2nd ANNUAL CFDA/LEXUS ECO-FASHION CHALLENGE WINNERS ANNOUNCED
The Council of Fashion Designers of America (CFDA) and Lexus once again challenged emerging designers to develop proposals for a sustainable clothing or accessory line with the environment in mind. At an event at MILK Studios last night in New York, attended by many well-known designers and fashion insiders interested in supporting emerging and eco-friendly designers, the winners of the CFDA/Lexus Eco-Fashion Challenge were revealed. The three winners of this year’s challenge are: Marcia Patmos from New York, NY; John Bartlett from New York, NY; and Johnson Hartig of Libertine from Los Angeles, Calif.
All submitted proposals for a clothing or accessory line that demonstrated a commitment to ecologically responsible design. The contest required that a minimum of 25 percent of the collection be produced in an environmentally-friendly manner. Many of the proposals included components such as recycled plastic, reclaimed wood, minimal packaging and non-chemically treated fabrics.
“Lexus partnered with the CFDA to create the Eco-Fashion Challenge as a platform to encourage and support sustainable lifestyles,” stated Brian Smith, vice president of marketing for Lexus. “It’s an opportunity to celebrate designers that share Lexus’ commitment to providing sustainable products without sacrificing style or luxury. We’re looking forward to February’s Fashion Week to see the winners’ work on the runway.”

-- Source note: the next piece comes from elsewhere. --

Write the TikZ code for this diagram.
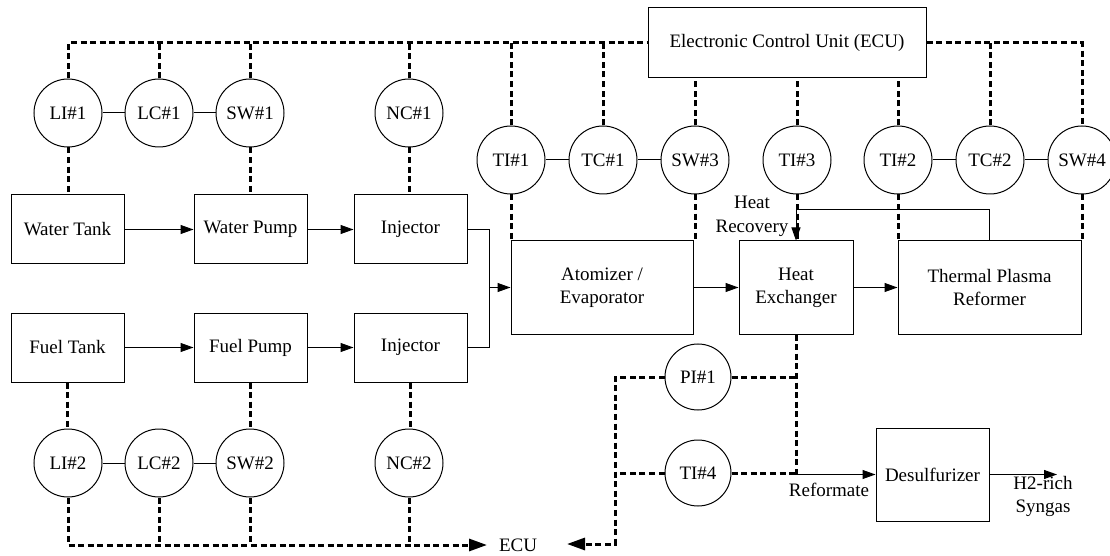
\documentclass[tikz,border=0pt]{standalone}
\usepackage{fontspec}
\setmainfont{Liberation Serif}
\usetikzlibrary{positioning, arrows.meta}

\tikzset{
    block/.style={draw, line width=0.5pt, minimum width=56.5pt, minimum height=34.5pt, inner sep=1pt, align=center},
    bigblock/.style={block, minimum height=46.5pt},
    sensor/.style={draw, circle, line width=0.5pt, minimum size=34pt, inner sep=0pt},
    lbl/.style={inner sep=1pt, align=center},
    sig/.style={line width=1.5pt, dash pattern=on 3pt off 1.8pt},
    sigtip/.style={-{Triangle[length=9pt, width=6pt]}},
    flow/.style={line width=0.5pt, -{Triangle[length=6.5pt, width=4.5pt]}},
    pipe/.style={line width=0.5pt},
}

\begin{document}
\begin{tikzpicture}[x=0.5pt, y=-0.5pt, font=\fontsize{9.5}{11.5}\selectfont]
\useasboundingbox (0,0) rectangle (1110,556);

% blocks
\node[block] (wtank) at (67.5,229.5) {Water Tank};
\node[block, right=34.5pt of wtank] (wpump) {Water Pump};
\node[block, right=23pt of wpump] (winj) {Injector};
\node[block, below=24pt of wtank] (ftank) {Fuel Tank};
\node[block, right=34.5pt of ftank] (fpump) {Fuel Pump};
\node[block, right=23pt of fpump] (finj) {Injector};
\node[bigblock, minimum width=91pt] (atom) at (602,287.5) {Atomizer /\\Evaporator};
\node[bigblock, minimum width=57pt] (hx) at (796,287.5) {Heat\\Exchanger};
\node[bigblock, minimum width=91.5pt] (ref) at (989.5,287.5) {Thermal Plasma\\Reformer};
\node[bigblock] (desulf) at (932.5,474.5) {Desulfurizer};
\node[block, minimum width=139pt, minimum height=35pt] (ecu) at (787,43) {Electronic Control Unit (ECU)};

% sensors
\node[sensor] (li1) at (68,113) {LI\#1};
\node[sensor, right=11pt of li1] (lc1) {LC\#1};
\node[sensor, right=11pt of lc1] (sw1) {SW\#1};
\node[sensor] (nc1) at (409,113) {NC\#1};
\node[sensor] (li2) at (68,463) {LI\#2};
\node[sensor, right=11pt of li2] (lc2) {LC\#2};
\node[sensor, right=11pt of lc2] (sw2) {SW\#2};
\node[sensor] (nc2) at (409,463) {NC\#2};
\node[sensor] (ti1) at (511,160) {TI\#1};
\node[sensor, right=11.5pt of ti1] (tc1) {TC\#1};
\node[sensor, right=11.5pt of tc1] (sw3) {SW\#3};
\node[sensor] (ti3) at (797,160) {TI\#3};
\node[sensor] (ti2) at (898,160) {TI\#2};
\node[sensor, right=11.5pt of ti2] (tc2) {TC\#2};
\node[sensor, right=11.5pt of tc2] (sw4) {SW\#4};
\node[sensor, minimum size=33pt] (pi1) at (698,377) {PI\#1};
\node[sensor, minimum size=33pt] (ti4) at (698,473) {TI\#4};

% labels
\node[lbl] (ecutxt) at (518,545) {ECU};
\node[lbl, font=\fontsize{9.5}{12}\selectfont] (hrlbl) at (752,216) {Heat\\Recovery};
\node[lbl] (reflbl) at (829,490) {Reformate};
\node[lbl] (gaslbl) at (1043,496) {H2-rich\\Syngas};

\coordinate (mix) at (489,287.5);
\coordinate (gasout) at (1057,474.5);
\coordinate (ecuL) at (487,545);
\coordinate (ecuR) at (567,544);
\coordinate (jn) at (615,544);

% process flow
\draw[flow] (wtank) -- (wpump);
\draw[flow] (wpump) -- (winj);
\draw[flow] (ftank) -- (fpump);
\draw[flow] (fpump) -- (finj);
\draw[pipe] (winj.east) -| (mix);
\draw[pipe] (finj.east) -| (mix);
\draw[flow] (mix) -- (atom.west);
\draw[flow] (atom) -- (hx);
\draw[flow] (hx) -- (ref);
\draw[flow] (ref.north) -- ++(0,-31) -| (hx.north);
\draw[flow] (hx.south |- desulf.west) -- (desulf.west);
\draw[flow] (desulf.east) -- (gasout);

% local links between sensors
\draw[pipe] (li1) -- (lc1) -- (sw1);
\draw[pipe] (li2) -- (lc2) -- (sw2);
\draw[pipe] (ti1) -- (tc1) -- (sw3);
\draw[pipe] (ti2) -- (tc2) -- (sw4);

% signal bus to ECU (top)
\draw[sig] (li1.north) |- (ecu.west);
\draw[sig] (lc1.north) -- (lc1.north |- ecu.west);
\draw[sig] (sw1.north) -- (sw1.north |- ecu.west);
\draw[sig] (nc1.north) -- (nc1.north |- ecu.west);
\draw[sig] (ti1.north) -- (ti1.north |- ecu.west);
\draw[sig] (tc1.north) -- (tc1.north |- ecu.west);
\draw[sig] (sw3.north) -- (sw3.north |- ecu.south);
\draw[sig] (ti3.north) -- (ti3.north |- ecu.south);
\draw[sig] (ti2.north) -- (ti2.north |- ecu.south);
\draw[sig] (ecu.east) -| (sw4.north);
\draw[sig] (tc2.north) -- (tc2.north |- ecu.east);

% sensors to blocks
\draw[sig] (li1.south) -- (li1.south |- wtank.north);
\draw[sig] (sw1.south) -- (sw1.south |- wpump.north);
\draw[sig] (nc1.south) -- (nc1.south |- winj.north);
\draw[sig] (ftank.south) -- (ftank.south |- li2.north);
\draw[sig] (fpump.south) -- (fpump.south |- sw2.north);
\draw[sig] (finj.south) -- (finj.south |- nc2.north);
\draw[sig] (ti1.south) -- (ti1.south |- atom.north);
\draw[sig] (sw3.south) -- (sw3.south |- atom.north);
\draw[sig] (ti3.south) -- (ti3.south |- hx.north);
\draw[sig] (ti2.south) -- (ti2.south |- ref.north);
\draw[sig] (sw4.south) -- (sw4.south |- ref.north);
\draw[sig] (hx.south) -- (hx.south |- desulf.west);
\draw[sig] (pi1.east) -- (pi1.east -| hx.south);
\draw[sig] (ti4.east) -- (ti4.east -| hx.south);

% signal bus to ECU (bottom)
\draw[sig, sigtip] (li2.south) |- (ecuL);
\draw[sig] (lc2.south) -- (lc2.south |- ecuL);
\draw[sig] (sw2.south) -- (sw2.south |- ecuL);
\draw[sig] (nc2.south) -- (nc2.south |- ecuL);
\draw[sig, sigtip] (pi1.west) -| (jn) -- (ecuR);
\draw[sig] (ti4.west) -- (ti4.west -| jn);
\end{tikzpicture}
\end{document}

“There is a movement within the fashion industry to create more sustainable and environmentally friendly clothing lines and accessories,” said Steven Kolb, CFDA CEO. “This competition allows us to highlight designers and their creative approaches to sustainability and in some ways become thought-leaders in the industry.”
The winners will each receive $25,000 to bring their collection to life and produce a fashion show during the February 2012 Fashion Week in New York. The proposals were selected by a panel of judges from the CFDA, Loomstate, Marie Claire and Parsons School of Design and were based on design credibility, business acumen and eco-commitment, with attention focused on eco-fabrics, materials, processes and packaging.